The appeal has been made ahead of the ANC’s elective conference in Mangaung.

It comes almost a year after Kairos Southern Africa urged the ANC to come together and take decisive action to eradicate corruption, factionalism, power struggles and neglect of the poor, among others.

In the latest appeal, hitting even harder this time around, the leaders said they would be open to discussing these issues “to share our conviction that we have begun to stray from the path of building a united, non-racial, non-sexist and democratic South Africa”.

A letter from the Presidency confirmed that the correspondence had been brought to Zuma’s attention.

The document, titled “The church speaks… for such a time as this” and sent with the letter, said South Africans were not looking for a “superficial change of one self-serving political leader for another, or one political party for another, but for a different kind of leadership that can restore hope to the poor”.

“They yearn for a change from an increasingly corrupt political, business and societal culture to one that is accountable to the people.”
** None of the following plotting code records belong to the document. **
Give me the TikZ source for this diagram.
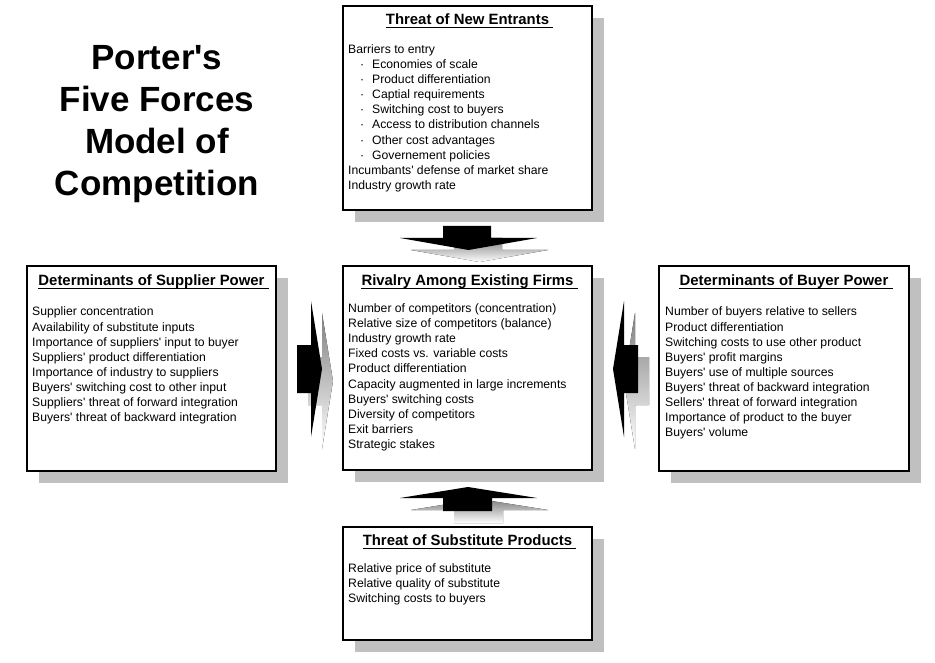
\documentclass[tikz,border=0pt]{standalone}
\usepackage{fontspec}
\setmainfont{Liberation Sans}
\usetikzlibrary{shadows}
\definecolor{shade}{RGB}{192,192,192}
\newcommand{\qs}{\textquotesingle}
\tikzset{
  box/.style={draw=black, line width=1.8pt, fill=white, outer sep=0pt, inner sep=0pt,
    anchor=north west,
    drop shadow={shadow xshift=12pt, shadow yshift=-12pt, fill=shade, opacity=1}},
  hdr/.style={font=\fontsize{14.9}{18}\selectfont\bfseries, inner sep=0pt, anchor=base},
  body/.style={font=\fontsize{12.2}{15}\selectfont, inner sep=0pt, anchor=base west},
  ttl/.style={font=\fontsize{35}{42}\selectfont\bfseries, inner sep=0pt, anchor=base},
  ul/.style={line width=1.4pt},
}
\begin{document}
\begin{tikzpicture}[x=1pt,y=-1pt]
\useasboundingbox[fill=white] (0,0) rectangle (935,663);

% title
\node[ttl] (t1) at (157,70) {Porter\qs s};
\node[ttl] (t2) at (157,112) {Five Forces};
\node[ttl] (t3) at (157,154) {Model of};
\node[ttl] (t4) at (157,196) {Competition};

% boxes
\node[box, minimum width=249pt, minimum height=204pt] (entrants) at (343,6) {};
\node[box, minimum width=249pt, minimum height=204pt] (rivalry) at (343,266) {};
\node[box, minimum width=249pt, minimum height=113pt] (subst) at (343,527) {};
\node[box, minimum width=249pt, minimum height=205pt] (supplier) at (27,266) {};
\node[box, minimum width=250pt, minimum height=205pt] (buyer) at (659,266) {};

% block arrows (shadow first, then black)
\foreach \s/\c in {{(11,12)}/shade, {(0,0)}/black} {
  % down arrow (new entrants -> rivalry)
  \fill[\c, shift=\s] (443,226) -- (491,226) -- (491,238) -- (537,238) -- (468.5,250)
     -- (400,238) -- (443,238) -- cycle;
  % up arrow (substitutes -> rivalry)
  \fill[\c, shift=\s] (443,511) -- (492,511) -- (492,498) -- (537,498) -- (468,487)
     -- (400,498) -- (443,498) -- cycle;
  % right arrow (supplier -> rivalry)
  \fill[\c, shift=\s] (297,345) -- (311,345) -- (311,301) -- (322,369) -- (311,437)
     -- (311,393) -- (297,393) -- cycle;
  % left arrow (buyer -> rivalry)
  \fill[\c, shift=\s] (638,345) -- (624,345) -- (624,301) -- (613,369) -- (624,437)
     -- (624,393) -- (638,393) -- cycle;
}

% headers
\node[hdr] (he) at (467.5,25) {Threat of New Entrants};
\draw[ul] ([yshift=-2.8pt]he.base west) -- ([xshift=4pt,yshift=-2.8pt]he.base east);
\node[hdr] (hr) at (467.5,285.5) {Rivalry Among Existing Firms};
\draw[ul] ([yshift=-2.8pt]hr.base west) -- ([xshift=4pt,yshift=-2.8pt]hr.base east);
\node[hdr] (hs) at (467.5,545.5) {Threat of Substitute Products};
\draw[ul] ([yshift=-2.8pt]hs.base west) -- ([xshift=4pt,yshift=-2.8pt]hs.base east);
\node[hdr] (hp) at (151.5,285.5) {Determinants of Supplier Power};
\draw[ul] ([yshift=-2.8pt]hp.base west) -- ([xshift=4pt,yshift=-2.8pt]hp.base east);
\node[hdr] (hb) at (784,285.5) {Determinants of Buyer Power};
\draw[ul] ([yshift=-2.8pt]hb.base west) -- ([xshift=4pt,yshift=-2.8pt]hb.base east);

% new entrants text
\node[body] (e0) at (348,53.5) {Barriers to entry};
\foreach \t [count=\i] in {Economies of scale, Product differentiation, Captial requirements,
    Switching cost to buyers, Access to distribution channels, Other cost advantages,
    Governement policies} {
  \node[body] (ed\i) at (360,{53.5+15.1*\i}) {·};
  \node[body] (e\i) at (372,{53.5+15.1*\i}) {\t};
}
\node[body] (e8) at (348,{53.5+15.1*8}) {Incumbants\qs{} defense of market share};
\node[body] (e9) at (348,{53.5+15.1*9}) {Industry growth rate};

% rivalry text
\foreach \t [count=\i from 0] in {Number of competitors (concentration),
    Relative size of competitors (balance), Industry growth rate,
    Fixed costs vs. variable costs, Product differentiation,
    Capacity augmented in large increments, Buyers\qs{} switching costs,
    Diversity of competitors, Exit barriers, Strategic stakes}
  \node[body] (r\i) at (348,{312.5+15.1*\i}) {\t};

% supplier text
\foreach \t [count=\i from 0] in {Supplier concentration, Availability of substitute inputs,
    Importance of suppliers\qs{} input to buyer, Suppliers\qs{} product differentiation,
    Importance of industry to suppliers, Buyers\qs{} switching cost to other input,
    Suppliers\qs{} threat of forward integration, Buyers\qs{} threat of backward integration}
  \node[body] (p\i) at (32,{316+15.1*\i}) {\t};

% buyer text
\foreach \t [count=\i from 0] in {Number of buyers relative to sellers, Product differentiation,
    Switching costs to use other product, Buyers\qs{} profit margins,
    Buyers\qs{} use of multiple sources, Buyers\qs{} threat of backward integration,
    Sellers\qs{} threat of forward integration, Importance of product to the buyer,
    Buyers\qs{} volume}
  \node[body] (b\i) at (665,{316+15.1*\i}) {\t};

% substitutes text
\foreach \t [count=\i from 0] in {Relative price of substitute, Relative quality of substitute,
    Switching costs to buyers}
  \node[body] (s\i) at (348,{572.5+15.1*\i}) {\t};
\end{tikzpicture}
\end{document}
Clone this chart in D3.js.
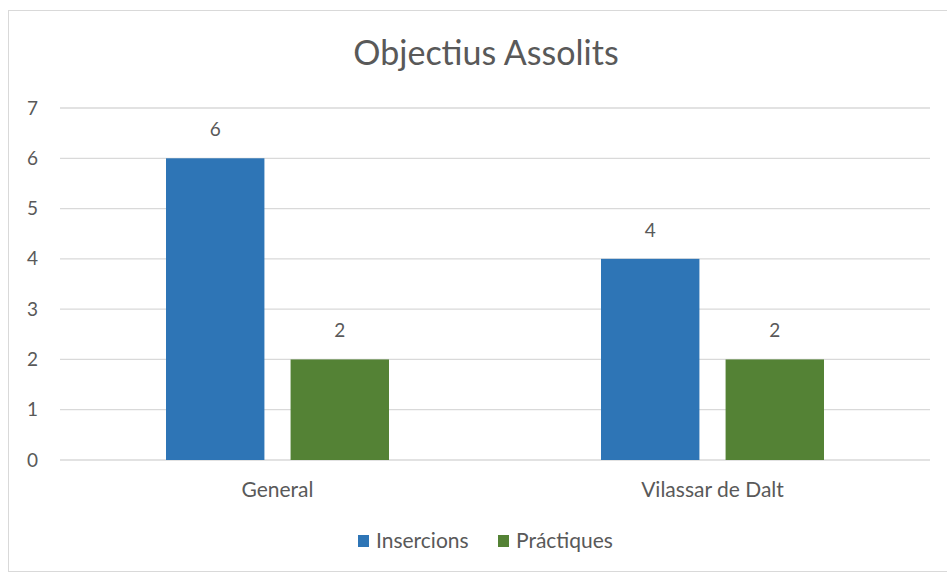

South Africans wanted to live in a country with “life-affirming values that recognised that the people belonged to God”, and not to politicians or political parties, the document added.

“We know that even though the dream of a just, non-racial and prospering democracy is temporarily in eclipse – being throttled by the actions (or lack of it) of a generation of leaders that seems to have largely lost its moral compass – the people of South Africa are capable of rising to reclaim their future.”

Many of the church people prayed for Zille, the letter read, as she sought to assist in putting South Africa on a “more healthy footing”.